(begin)

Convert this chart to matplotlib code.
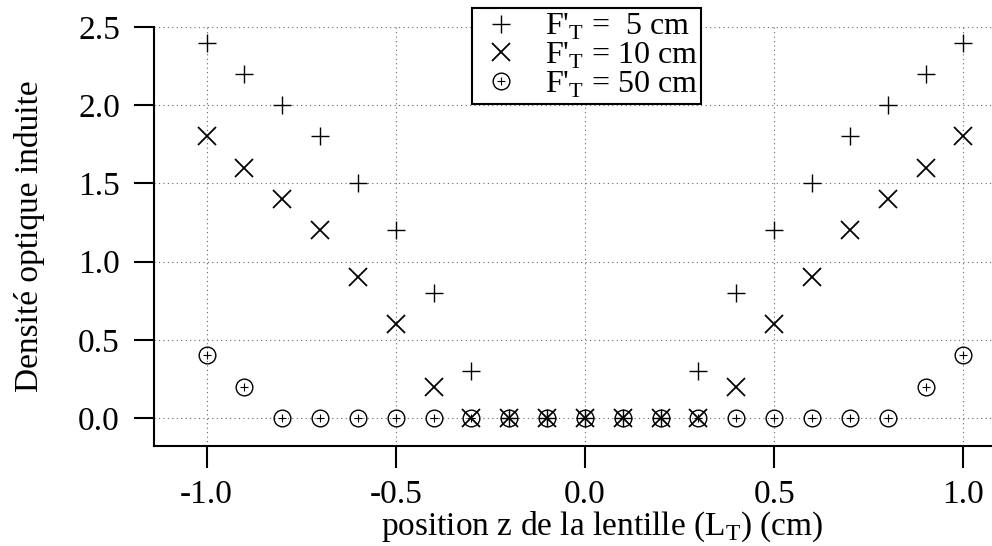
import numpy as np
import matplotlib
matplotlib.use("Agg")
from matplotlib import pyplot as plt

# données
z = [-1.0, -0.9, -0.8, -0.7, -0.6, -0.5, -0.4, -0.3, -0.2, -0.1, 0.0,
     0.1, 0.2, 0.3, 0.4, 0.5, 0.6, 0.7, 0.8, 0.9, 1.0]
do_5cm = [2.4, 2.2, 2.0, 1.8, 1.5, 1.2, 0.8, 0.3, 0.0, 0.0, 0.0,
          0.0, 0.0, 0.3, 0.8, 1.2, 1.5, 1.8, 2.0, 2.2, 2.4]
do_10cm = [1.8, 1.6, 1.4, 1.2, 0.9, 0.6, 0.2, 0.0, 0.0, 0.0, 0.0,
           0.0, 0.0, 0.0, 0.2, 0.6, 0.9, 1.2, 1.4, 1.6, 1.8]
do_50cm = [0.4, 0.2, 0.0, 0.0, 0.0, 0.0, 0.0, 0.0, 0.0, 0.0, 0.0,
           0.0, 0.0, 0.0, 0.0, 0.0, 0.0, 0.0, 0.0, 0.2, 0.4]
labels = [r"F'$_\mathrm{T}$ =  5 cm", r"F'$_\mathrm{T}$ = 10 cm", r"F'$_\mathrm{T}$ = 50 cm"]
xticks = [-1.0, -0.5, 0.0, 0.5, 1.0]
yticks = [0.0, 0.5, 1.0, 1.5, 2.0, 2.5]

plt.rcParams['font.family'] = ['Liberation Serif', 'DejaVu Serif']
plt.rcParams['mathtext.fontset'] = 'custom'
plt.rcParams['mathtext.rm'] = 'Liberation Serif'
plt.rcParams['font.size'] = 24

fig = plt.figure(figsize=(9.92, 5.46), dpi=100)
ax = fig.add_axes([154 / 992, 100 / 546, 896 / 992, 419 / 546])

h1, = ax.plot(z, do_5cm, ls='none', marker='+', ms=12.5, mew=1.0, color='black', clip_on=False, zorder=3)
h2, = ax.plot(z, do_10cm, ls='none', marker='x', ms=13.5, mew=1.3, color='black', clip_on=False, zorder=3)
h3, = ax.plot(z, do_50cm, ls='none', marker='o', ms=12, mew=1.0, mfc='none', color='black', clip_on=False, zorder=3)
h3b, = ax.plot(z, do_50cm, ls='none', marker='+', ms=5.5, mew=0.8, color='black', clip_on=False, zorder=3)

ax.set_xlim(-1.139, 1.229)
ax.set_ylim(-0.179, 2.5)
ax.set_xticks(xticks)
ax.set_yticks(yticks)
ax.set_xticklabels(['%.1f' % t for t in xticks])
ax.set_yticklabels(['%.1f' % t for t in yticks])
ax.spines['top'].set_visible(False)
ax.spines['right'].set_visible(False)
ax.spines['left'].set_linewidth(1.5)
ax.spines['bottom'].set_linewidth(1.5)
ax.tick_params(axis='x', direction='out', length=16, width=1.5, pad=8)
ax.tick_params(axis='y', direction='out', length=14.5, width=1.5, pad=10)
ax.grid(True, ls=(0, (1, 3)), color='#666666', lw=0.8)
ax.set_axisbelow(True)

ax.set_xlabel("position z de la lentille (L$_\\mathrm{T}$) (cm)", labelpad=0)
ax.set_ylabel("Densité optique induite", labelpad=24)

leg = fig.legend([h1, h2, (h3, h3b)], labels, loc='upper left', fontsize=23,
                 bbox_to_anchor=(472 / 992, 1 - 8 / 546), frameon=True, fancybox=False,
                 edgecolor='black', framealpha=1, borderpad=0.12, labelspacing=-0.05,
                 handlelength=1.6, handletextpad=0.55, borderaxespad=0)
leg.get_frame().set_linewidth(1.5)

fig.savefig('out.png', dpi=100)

(end)

> WORK INSTRUCTIONS: Please write out all of the material above without changing a word, and omit any pictures.

> SOLUTION:
Convert this chart to matplotlib code.
import numpy as np
import matplotlib
matplotlib.use("Agg")
from matplotlib import pyplot as plt

# données
z = [-1.0, -0.9, -0.8, -0.7, -0.6, -0.5, -0.4, -0.3, -0.2, -0.1, 0.0,
     0.1, 0.2, 0.3, 0.4, 0.5, 0.6, 0.7, 0.8, 0.9, 1.0]
do_5cm = [2.4, 2.2, 2.0, 1.8, 1.5, 1.2, 0.8, 0.3, 0.0, 0.0, 0.0,
          0.0, 0.0, 0.3, 0.8, 1.2, 1.5, 1.8, 2.0, 2.2, 2.4]
do_10cm = [1.8, 1.6, 1.4, 1.2, 0.9, 0.6, 0.2, 0.0, 0.0, 0.0, 0.0,
           0.0, 0.0, 0.0, 0.2, 0.6, 0.9, 1.2, 1.4, 1.6, 1.8]
do_50cm = [0.4, 0.2, 0.0, 0.0, 0.0, 0.0, 0.0, 0.0, 0.0, 0.0, 0.0,
           0.0, 0.0, 0.0, 0.0, 0.0, 0.0, 0.0, 0.0, 0.2, 0.4]
labels = [r"F'$_\mathrm{T}$ =  5 cm", r"F'$_\mathrm{T}$ = 10 cm", r"F'$_\mathrm{T}$ = 50 cm"]
xticks = [-1.0, -0.5, 0.0, 0.5, 1.0]
yticks = [0.0, 0.5, 1.0, 1.5, 2.0, 2.5]

plt.rcParams['font.family'] = ['Liberation Serif', 'DejaVu Serif']
plt.rcParams['mathtext.fontset'] = 'custom'
plt.rcParams['mathtext.rm'] = 'Liberation Serif'
plt.rcParams['font.size'] = 24

fig = plt.figure(figsize=(9.92, 5.46), dpi=100)
ax = fig.add_axes([154 / 992, 100 / 546, 896 / 992, 419 / 546])

h1, = ax.plot(z, do_5cm, ls='none', marker='+', ms=12.5, mew=1.0, color='black', clip_on=False, zorder=3)
h2, = ax.plot(z, do_10cm, ls='none', marker='x', ms=13.5, mew=1.3, color='black', clip_on=False, zorder=3)
h3, = ax.plot(z, do_50cm, ls='none', marker='o', ms=12, mew=1.0, mfc='none', color='black', clip_on=False, zorder=3)
h3b, = ax.plot(z, do_50cm, ls='none', marker='+', ms=5.5, mew=0.8, color='black', clip_on=False, zorder=3)

ax.set_xlim(-1.139, 1.229)
ax.set_ylim(-0.179, 2.5)
ax.set_xticks(xticks)
ax.set_yticks(yticks)
ax.set_xticklabels(['%.1f' % t for t in xticks])
ax.set_yticklabels(['%.1f' % t for t in yticks])
ax.spines['top'].set_visible(False)
ax.spines['right'].set_visible(False)
ax.spines['left'].set_linewidth(1.5)
ax.spines['bottom'].set_linewidth(1.5)
ax.tick_params(axis='x', direction='out', length=16, width=1.5, pad=8)
ax.tick_params(axis='y', direction='out', length=14.5, width=1.5, pad=10)
ax.grid(True, ls=(0, (1, 3)), color='#666666', lw=0.8)
ax.set_axisbelow(True)

ax.set_xlabel("position z de la lentille (L$_\\mathrm{T}$) (cm)", labelpad=0)
ax.set_ylabel("Densité optique induite", labelpad=24)

leg = fig.legend([h1, h2, (h3, h3b)], labels, loc='upper left', fontsize=23,
                 bbox_to_anchor=(472 / 992, 1 - 8 / 546), frameon=True, fancybox=False,
                 edgecolor='black', framealpha=1, borderpad=0.12, labelspacing=-0.05,
                 handlelength=1.6, handletextpad=0.55, borderaxespad=0)
leg.get_frame().set_linewidth(1.5)

fig.savefig('out.png', dpi=100)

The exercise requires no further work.